Figure scripts:
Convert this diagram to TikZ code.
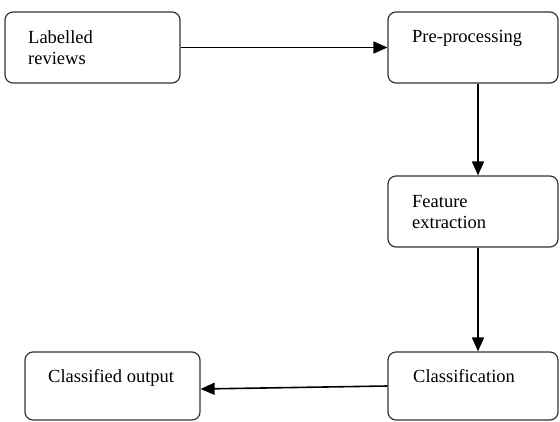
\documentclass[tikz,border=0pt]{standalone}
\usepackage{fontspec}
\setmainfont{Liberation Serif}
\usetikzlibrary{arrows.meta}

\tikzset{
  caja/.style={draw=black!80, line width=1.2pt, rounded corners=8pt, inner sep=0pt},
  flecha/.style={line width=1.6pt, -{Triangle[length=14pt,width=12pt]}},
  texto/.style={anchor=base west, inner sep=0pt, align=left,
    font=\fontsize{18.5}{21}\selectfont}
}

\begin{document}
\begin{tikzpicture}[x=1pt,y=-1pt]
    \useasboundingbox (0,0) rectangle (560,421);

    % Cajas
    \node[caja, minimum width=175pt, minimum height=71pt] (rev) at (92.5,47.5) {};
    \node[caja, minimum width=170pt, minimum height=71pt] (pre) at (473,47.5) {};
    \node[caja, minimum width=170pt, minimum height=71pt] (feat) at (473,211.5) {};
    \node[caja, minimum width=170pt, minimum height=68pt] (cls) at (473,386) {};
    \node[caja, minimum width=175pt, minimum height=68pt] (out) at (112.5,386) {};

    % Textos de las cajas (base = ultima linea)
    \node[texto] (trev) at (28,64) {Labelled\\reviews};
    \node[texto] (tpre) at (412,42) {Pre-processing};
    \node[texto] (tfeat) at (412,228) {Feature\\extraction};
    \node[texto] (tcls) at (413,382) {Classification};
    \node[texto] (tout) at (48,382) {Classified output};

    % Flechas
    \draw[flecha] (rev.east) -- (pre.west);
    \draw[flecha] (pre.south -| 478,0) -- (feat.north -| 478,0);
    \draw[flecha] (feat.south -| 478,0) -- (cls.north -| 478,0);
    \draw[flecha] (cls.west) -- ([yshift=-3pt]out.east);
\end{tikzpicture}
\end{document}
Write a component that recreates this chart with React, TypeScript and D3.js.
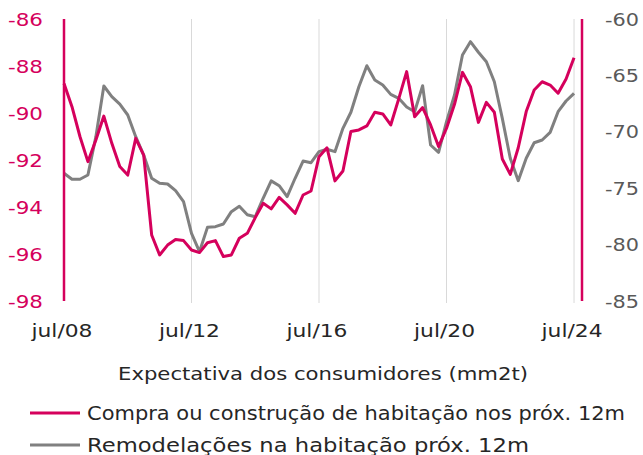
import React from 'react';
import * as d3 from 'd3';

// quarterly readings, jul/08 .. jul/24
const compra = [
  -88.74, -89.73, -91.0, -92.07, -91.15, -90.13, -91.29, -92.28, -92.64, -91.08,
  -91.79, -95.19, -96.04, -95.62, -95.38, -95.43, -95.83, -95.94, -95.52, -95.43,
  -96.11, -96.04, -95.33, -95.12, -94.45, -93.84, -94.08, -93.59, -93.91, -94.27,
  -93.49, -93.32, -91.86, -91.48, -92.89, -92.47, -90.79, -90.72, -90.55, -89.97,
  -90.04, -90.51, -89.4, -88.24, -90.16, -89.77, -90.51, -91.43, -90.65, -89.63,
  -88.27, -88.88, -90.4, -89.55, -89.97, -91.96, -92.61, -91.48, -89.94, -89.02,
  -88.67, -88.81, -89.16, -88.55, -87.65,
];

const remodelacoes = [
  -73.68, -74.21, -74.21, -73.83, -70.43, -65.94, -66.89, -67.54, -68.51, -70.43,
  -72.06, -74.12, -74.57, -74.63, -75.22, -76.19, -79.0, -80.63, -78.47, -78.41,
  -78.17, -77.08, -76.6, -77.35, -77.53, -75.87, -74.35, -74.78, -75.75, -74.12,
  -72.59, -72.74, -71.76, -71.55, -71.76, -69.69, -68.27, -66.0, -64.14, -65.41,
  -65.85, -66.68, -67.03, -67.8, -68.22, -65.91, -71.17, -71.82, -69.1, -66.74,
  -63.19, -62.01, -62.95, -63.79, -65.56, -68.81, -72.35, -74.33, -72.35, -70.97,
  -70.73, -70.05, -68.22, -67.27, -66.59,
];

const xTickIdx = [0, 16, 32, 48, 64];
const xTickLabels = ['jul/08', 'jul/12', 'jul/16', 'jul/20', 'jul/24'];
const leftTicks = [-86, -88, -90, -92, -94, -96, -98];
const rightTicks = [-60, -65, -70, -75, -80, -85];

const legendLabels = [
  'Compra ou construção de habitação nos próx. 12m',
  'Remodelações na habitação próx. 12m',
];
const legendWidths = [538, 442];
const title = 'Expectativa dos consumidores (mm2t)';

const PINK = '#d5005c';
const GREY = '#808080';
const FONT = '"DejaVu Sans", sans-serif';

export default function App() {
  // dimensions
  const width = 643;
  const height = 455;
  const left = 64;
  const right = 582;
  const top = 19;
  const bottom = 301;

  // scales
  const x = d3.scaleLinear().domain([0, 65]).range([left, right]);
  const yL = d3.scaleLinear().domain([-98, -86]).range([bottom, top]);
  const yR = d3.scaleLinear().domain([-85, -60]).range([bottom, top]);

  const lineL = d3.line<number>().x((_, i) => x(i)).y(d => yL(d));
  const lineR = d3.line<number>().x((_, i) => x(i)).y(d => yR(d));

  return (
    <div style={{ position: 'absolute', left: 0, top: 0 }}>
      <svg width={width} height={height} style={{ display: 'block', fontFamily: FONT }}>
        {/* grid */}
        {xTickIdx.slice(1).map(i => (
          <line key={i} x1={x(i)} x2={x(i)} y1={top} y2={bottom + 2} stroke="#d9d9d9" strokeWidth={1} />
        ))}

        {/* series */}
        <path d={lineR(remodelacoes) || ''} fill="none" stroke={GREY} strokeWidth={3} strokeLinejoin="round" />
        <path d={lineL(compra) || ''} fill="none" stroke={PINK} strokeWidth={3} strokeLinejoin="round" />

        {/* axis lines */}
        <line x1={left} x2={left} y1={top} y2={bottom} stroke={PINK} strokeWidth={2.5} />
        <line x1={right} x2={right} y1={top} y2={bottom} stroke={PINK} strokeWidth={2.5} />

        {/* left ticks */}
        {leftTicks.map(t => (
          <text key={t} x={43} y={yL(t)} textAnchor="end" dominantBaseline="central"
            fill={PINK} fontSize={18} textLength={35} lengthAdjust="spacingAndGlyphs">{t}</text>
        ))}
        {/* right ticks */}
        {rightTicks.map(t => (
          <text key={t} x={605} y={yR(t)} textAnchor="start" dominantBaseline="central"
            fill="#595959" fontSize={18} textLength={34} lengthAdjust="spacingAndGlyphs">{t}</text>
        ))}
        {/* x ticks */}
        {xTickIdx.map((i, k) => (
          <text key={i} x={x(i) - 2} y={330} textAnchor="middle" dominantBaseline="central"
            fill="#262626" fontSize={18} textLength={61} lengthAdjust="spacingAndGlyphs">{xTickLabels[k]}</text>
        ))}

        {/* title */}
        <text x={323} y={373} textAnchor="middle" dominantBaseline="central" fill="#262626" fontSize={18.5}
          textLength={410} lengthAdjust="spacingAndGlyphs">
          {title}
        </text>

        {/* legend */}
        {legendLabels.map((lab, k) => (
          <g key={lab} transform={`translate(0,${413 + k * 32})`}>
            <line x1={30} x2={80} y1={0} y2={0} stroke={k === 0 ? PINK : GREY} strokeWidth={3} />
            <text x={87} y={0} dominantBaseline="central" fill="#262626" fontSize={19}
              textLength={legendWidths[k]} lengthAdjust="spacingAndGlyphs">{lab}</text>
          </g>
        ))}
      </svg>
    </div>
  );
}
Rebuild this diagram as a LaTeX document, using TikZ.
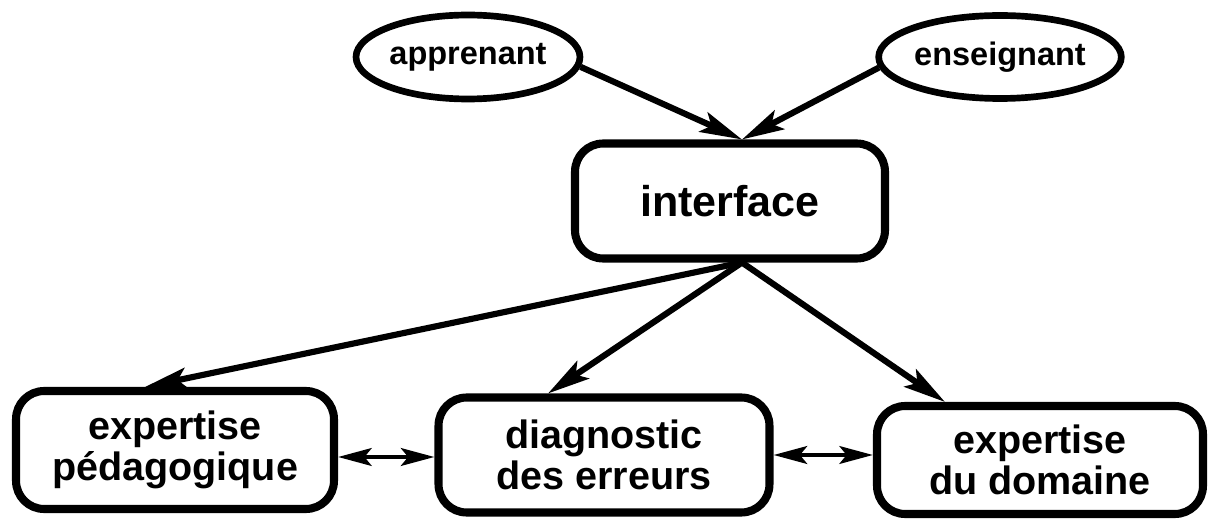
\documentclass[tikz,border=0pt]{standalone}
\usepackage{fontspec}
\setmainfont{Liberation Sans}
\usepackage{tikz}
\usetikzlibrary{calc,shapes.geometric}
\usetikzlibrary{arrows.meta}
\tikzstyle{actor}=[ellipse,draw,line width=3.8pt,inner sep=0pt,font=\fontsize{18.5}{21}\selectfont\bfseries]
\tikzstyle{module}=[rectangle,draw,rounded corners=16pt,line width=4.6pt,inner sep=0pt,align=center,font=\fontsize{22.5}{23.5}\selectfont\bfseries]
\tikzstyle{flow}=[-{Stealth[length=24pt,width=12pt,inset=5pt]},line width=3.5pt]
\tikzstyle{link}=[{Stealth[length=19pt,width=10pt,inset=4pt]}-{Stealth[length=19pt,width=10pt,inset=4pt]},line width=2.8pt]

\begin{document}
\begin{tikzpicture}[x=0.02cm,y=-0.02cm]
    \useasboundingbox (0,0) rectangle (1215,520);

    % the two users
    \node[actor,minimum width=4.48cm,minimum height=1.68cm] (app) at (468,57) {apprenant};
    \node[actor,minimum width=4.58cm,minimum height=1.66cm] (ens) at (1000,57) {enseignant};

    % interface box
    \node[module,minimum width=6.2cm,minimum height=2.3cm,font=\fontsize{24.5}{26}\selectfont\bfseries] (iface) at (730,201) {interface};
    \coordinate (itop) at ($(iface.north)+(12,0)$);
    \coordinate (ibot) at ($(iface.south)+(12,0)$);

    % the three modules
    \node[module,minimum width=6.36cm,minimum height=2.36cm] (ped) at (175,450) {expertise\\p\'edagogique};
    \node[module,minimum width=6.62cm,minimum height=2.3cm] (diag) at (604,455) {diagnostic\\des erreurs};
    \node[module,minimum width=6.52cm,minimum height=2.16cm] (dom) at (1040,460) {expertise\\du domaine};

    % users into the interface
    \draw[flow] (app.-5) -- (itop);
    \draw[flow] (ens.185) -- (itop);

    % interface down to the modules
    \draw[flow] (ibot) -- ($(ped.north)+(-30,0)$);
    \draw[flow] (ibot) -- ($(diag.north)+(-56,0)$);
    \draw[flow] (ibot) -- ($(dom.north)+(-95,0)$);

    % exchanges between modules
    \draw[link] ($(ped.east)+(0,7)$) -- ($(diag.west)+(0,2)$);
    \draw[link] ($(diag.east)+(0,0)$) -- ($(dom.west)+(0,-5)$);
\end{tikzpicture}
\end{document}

(Set exercise) Begin with the line that contains "Write a component", end with the line that contains "import * as d3 from 'd3';", and set down every line in that range exactly as it stands, minus the pictures.

(Solution below)
Write a component that recreates this chart with React, TypeScript and D3.js.
import React from 'react';
import * as d3 from 'd3';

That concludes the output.